PRESS TRUST OF INDIA
New Delhi, 16 July 
Amid a continuing stalemate over a proposed buyout of 24 per cent stake in Jet Airways by Abu Dhabi carrier Etihad, the Securities and Exchange Board of India today said any entity acquiring control of a listed Indian company would need to make an open offer for public shareholders.
The open offer for minority shareholders would need to be made even if the "control" has been acquired without crossing the threshold shareholding limit (25 per cent), Sebi chairman UK Sinha said.
While Mr Sinha refused to comment specifically on the issues surrounding Jet-Etihad deal, he said that Sebi’s position is very clear about any deals involving substantial acquisition of shares and takeovers.
“I am not talking about any specific deal, but the Sebi is very clear on such issues. If somebody has acquired stake in a company beyond a certain threshold, the acquirer has to make an open offer to others. That is the first position," he said
“The second position is that even if the acquirer has got less than the threshold but he has got the control over the company then also he has to make an open offer," the Sebi chief said
“So the Sebi will be looking into any case where there is a suspicion or belief that control has been acquired.

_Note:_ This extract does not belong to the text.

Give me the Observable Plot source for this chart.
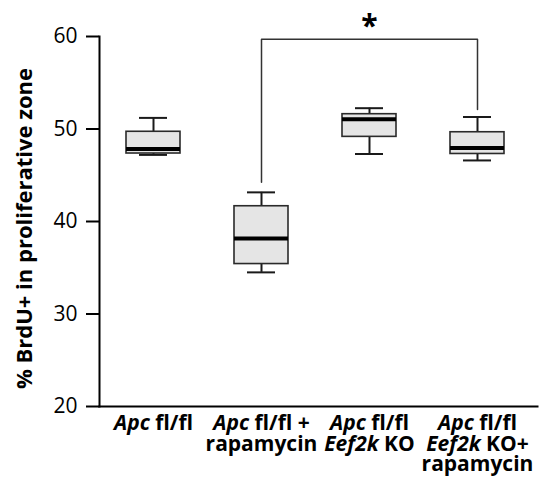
<!DOCTYPE html>
<html>
<head>
<meta charset="utf-8">
<script src="https://cdn.jsdelivr.net/npm/d3@7"></script>
<script src="https://cdn.jsdelivr.net/npm/@observablehq/plot@0.6"></script>
<style>
  html, body { margin: 0; padding: 0; background: white; }
</style>
</head>
<body>
<div id="chart"></div>
<script>
const categories = ["Apc fl/fl", "Apc fl/fl + rapamycin", "Apc fl/fl Eef2k KO", "Apc fl/fl Eef2k KO + rapamycin"];
const tickLabels = ["*Apc* fl/fl", "*Apc* fl/fl +\nrapamycin", "*Apc* fl/fl\n*Eef2k* KO", "*Apc* fl/fl\n*Eef2k* KO+\nrapamycin"];
const whiskerLow = [47.2, 34.5, 47.3, 46.6];
const q1 = [47.35, 35.4, 49.15, 47.3];
const median = [47.85, 38.15, 51.05, 47.95];
const q3 = [49.7, 41.65, 51.6, 49.65];
const whiskerHigh = [51.2, 43.15, 52.25, 51.3];
const yTicks = [20, 30, 40, 50, 60];
const yLabel = "% BrdU+ in proliferative zone";
const sigFrom = categories[1], sigTo = categories[3];
const sigY = 59.7, sigFromEnd = 44.25, sigToEnd = 52.1, sigLabel = "*";

const boxes = categories.map((c, i) => ({
  cat: c, lo: whiskerLow[i], q1: q1[i], med: median[i], q3: q3[i], hi: whiskerHigh[i]
}));
const bracket = [
  {x: sigFrom, y: sigFromEnd}, {x: sigFrom, y: sigY},
  {x: sigTo, y: sigY}, {x: sigTo, y: sigToEnd}
];
const labelMap = new Map(categories.map((c, i) => [c, tickLabels[i]]));

const chart = Plot.plot({
  width: 546, height: 483,
  marginTop: 36, marginBottom: 77, marginLeft: 99, marginRight: 9,
  style: {fontFamily: "'Open Sans', sans-serif", background: "white", color: "black"},
  x: {type: "band", domain: categories, paddingInner: 0.5, paddingOuter: 0.265, align: 0.45},
  y: {domain: [20, 60]},
  marks: [
    Plot.ruleX(boxes, {x: "cat", y1: "lo", y2: "q1", stroke: "#1a1a1a", strokeWidth: 2}),
    Plot.ruleX(boxes, {x: "cat", y1: "q3", y2: "hi", stroke: "#1a1a1a", strokeWidth: 2}),
    Plot.tickY(boxes, {x: "cat", y: "lo", stroke: "#1a1a1a", strokeWidth: 2, insetLeft: 13, insetRight: 13}),
    Plot.tickY(boxes, {x: "cat", y: "hi", stroke: "#1a1a1a", strokeWidth: 2, insetLeft: 13, insetRight: 13}),
    Plot.barY(boxes, {x: "cat", y1: "q1", y2: "q3", fill: "#e5e5e5", stroke: "#2a2a2a", strokeWidth: 1.6}),
    Plot.tickY(boxes, {x: "cat", y: "med", stroke: "black", strokeWidth: 4}),
    Plot.line(bracket, {x: "x", y: "y", stroke: "#333", strokeWidth: 1.5}),
    Plot.text([sigLabel], {x: () => categories[2], y: () => sigY, text: d => d, dy: -13, fontSize: 30, fontWeight: "bold", fill: "black"}),
    Plot.axisY({ticks: yTicks, tickSize: 13, tickPadding: 9, strokeWidth: 2, fontSize: 21, label: null, stroke: "black"}),
    Plot.axisX({tickSize: 0, tickPadding: 9, fontSize: 21, fontWeight: "bold", lineHeight: 0.98, label: null, tickFormat: d => labelMap.get(d)}),
    Plot.frame({anchor: "left", strokeWidth: 2}),
    Plot.frame({anchor: "bottom", strokeWidth: 2}),
    Plot.text([yLabel], {frameAnchor: "left", textAnchor: "middle", rotate: -90, dx: -75, dy: 7, text: d => d, fontSize: 22, fontWeight: "bold", fill: "black"})
  ]
});

// italicize segments wrapped in * in tick labels
chart.querySelectorAll('g[aria-label="x-axis tick label"] text').forEach(t => {
  const targets = t.querySelectorAll("tspan").length ? Array.from(t.querySelectorAll("tspan")) : [t];
  targets.forEach(el => {
    const s = el.textContent;
    if (!s.includes("*")) return;
    el.textContent = "";
    s.split("*").forEach((part, i) => {
      if (!part) return;
      const sp = document.createElementNS("http://www.w3.org/2000/svg", "tspan");
      if (i % 2 === 1) sp.setAttribute("font-style", "italic");
      sp.textContent = part;
      el.appendChild(sp);
    });
  });
});

document.getElementById("chart").appendChild(chart);
</script>
</body>
</html>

The Sebi will apply its tests and take a decision accordingly,” he said.
As per Sebi’s takeover regulations, any entity acquiring a 25 per cent or more stake in a listed company needs to make a mandatory open offer for purchase of additional 26 per cent shares from the public shareholders.
However, the open offer obligations also apply to the entities acquiring "control" of a listed company with a stake less than this threshold limit of 25 per cent.
As per the proposed deal between Jet and Etihad, the Abu Dhabi carrier is acquiring 24 per cent stake in the Indian airline company, which is below the threshold limit of 25 per cent.